* **Given information**:

+++++

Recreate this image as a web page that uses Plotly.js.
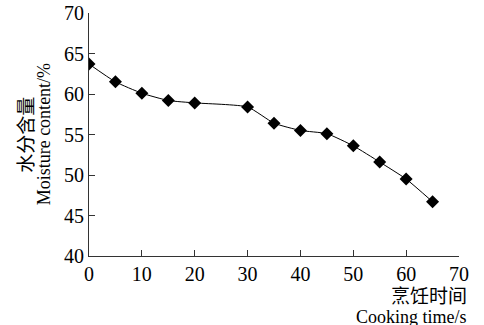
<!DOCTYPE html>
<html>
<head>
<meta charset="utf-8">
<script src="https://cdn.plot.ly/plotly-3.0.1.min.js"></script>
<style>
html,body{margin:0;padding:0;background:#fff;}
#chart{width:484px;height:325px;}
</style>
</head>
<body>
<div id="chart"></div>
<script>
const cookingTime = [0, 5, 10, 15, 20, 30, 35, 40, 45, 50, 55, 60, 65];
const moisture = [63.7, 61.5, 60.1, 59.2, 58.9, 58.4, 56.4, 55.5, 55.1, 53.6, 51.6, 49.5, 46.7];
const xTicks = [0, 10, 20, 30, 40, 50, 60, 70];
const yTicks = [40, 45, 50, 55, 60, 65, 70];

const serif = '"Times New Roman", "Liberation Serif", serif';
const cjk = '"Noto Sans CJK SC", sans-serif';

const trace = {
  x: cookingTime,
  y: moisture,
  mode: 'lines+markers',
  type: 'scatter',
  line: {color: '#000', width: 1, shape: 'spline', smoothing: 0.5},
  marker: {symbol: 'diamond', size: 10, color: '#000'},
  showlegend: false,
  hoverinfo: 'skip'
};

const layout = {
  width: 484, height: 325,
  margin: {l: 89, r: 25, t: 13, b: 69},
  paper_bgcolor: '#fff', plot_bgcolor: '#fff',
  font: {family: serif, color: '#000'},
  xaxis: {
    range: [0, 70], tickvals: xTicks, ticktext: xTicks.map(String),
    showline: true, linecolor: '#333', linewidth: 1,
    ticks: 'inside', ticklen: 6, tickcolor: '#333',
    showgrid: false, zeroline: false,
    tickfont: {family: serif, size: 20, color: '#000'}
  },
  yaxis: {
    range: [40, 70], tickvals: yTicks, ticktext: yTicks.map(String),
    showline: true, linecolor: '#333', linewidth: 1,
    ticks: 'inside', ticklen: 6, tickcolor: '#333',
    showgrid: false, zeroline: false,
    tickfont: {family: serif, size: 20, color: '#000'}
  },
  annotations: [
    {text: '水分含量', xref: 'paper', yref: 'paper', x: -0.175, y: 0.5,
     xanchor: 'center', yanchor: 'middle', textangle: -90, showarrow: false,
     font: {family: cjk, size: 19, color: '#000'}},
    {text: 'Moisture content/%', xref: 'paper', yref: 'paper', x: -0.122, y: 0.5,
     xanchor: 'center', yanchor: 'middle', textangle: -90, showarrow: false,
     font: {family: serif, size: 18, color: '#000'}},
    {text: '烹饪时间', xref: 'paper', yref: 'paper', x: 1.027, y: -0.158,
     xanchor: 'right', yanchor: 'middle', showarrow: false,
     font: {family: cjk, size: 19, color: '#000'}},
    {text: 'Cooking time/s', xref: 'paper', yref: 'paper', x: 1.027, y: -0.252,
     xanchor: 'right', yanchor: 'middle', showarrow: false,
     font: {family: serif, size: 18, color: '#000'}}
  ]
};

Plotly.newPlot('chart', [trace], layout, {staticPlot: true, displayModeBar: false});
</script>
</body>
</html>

+++++

* **Work required**:
Extract every line of the data exactly; pictures stay out.

* **Solution to the problem**:
Recreate this image as a web page that uses Plotly.js.
<!DOCTYPE html>
<html>
<head>
<meta charset="utf-8">
<script src="https://cdn.plot.ly/plotly-3.0.1.min.js"></script>
<style>
html,body{margin:0;padding:0;background:#fff;}
#chart{width:484px;height:325px;}
</style>
</head>
<body>
<div id="chart"></div>
<script>
const cookingTime = [0, 5, 10, 15, 20, 30, 35, 40, 45, 50, 55, 60, 65];
const moisture = [63.7, 61.5, 60.1, 59.2, 58.9, 58.4, 56.4, 55.5, 55.1, 53.6, 51.6, 49.5, 46.7];
const xTicks = [0, 10, 20, 30, 40, 50, 60, 70];
const yTicks = [40, 45, 50, 55, 60, 65, 70];

const serif = '"Times New Roman", "Liberation Serif", serif';
const cjk = '"Noto Sans CJK SC", sans-serif';

const trace = {
  x: cookingTime,
  y: moisture,
  mode: 'lines+markers',
  type: 'scatter',
  line: {color: '#000', width: 1, shape: 'spline', smoothing: 0.5},
  marker: {symbol: 'diamond', size: 10, color: '#000'},
  showlegend: false,
  hoverinfo: 'skip'
};

const layout = {
  width: 484, height: 325,
  margin: {l: 89, r: 25, t: 13, b: 69},
  paper_bgcolor: '#fff', plot_bgcolor: '#fff',
  font: {family: serif, color: '#000'},
  xaxis: {
    range: [0, 70], tickvals: xTicks, ticktext: xTicks.map(String),
    showline: true, linecolor: '#333', linewidth: 1,
    ticks: 'inside', ticklen: 6, tickcolor: '#333',
    showgrid: false, zeroline: false,
    tickfont: {family: serif, size: 20, color: '#000'}
  },
  yaxis: {
    range: [40, 70], tickvals: yTicks, ticktext: yTicks.map(String),
    showline: true, linecolor: '#333', linewidth: 1,
    ticks: 'inside', ticklen: 6, tickcolor: '#333',
    showgrid: false, zeroline: false,
    tickfont: {family: serif, size: 20, color: '#000'}
  },
  annotations: [
    {text: '水分含量', xref: 'paper', yref: 'paper', x: -0.175, y: 0.5,
     xanchor: 'center', yanchor: 'middle', textangle: -90, showarrow: false,
     font: {family: cjk, size: 19, color: '#000'}},
    {text: 'Moisture content/%', xref: 'paper', yref: 'paper', x: -0.122, y: 0.5,
     xanchor: 'center', yanchor: 'middle', textangle: -90, showarrow: false,
     font: {family: serif, size: 18, color: '#000'}},
    {text: '烹饪时间', xref: 'paper', yref: 'paper', x: 1.027, y: -0.158,
     xanchor: 'right', yanchor: 'middle', showarrow: false,
     font: {family: cjk, size: 19, color: '#000'}},
    {text: 'Cooking time/s', xref: 'paper', yref: 'paper', x: 1.027, y: -0.252,
     xanchor: 'right', yanchor: 'middle', showarrow: false,
     font: {family: serif, size: 18, color: '#000'}}
  ]
};

Plotly.newPlot('chart', [trace], layout, {staticPlot: true, displayModeBar: false});
</script>
</body>
</html>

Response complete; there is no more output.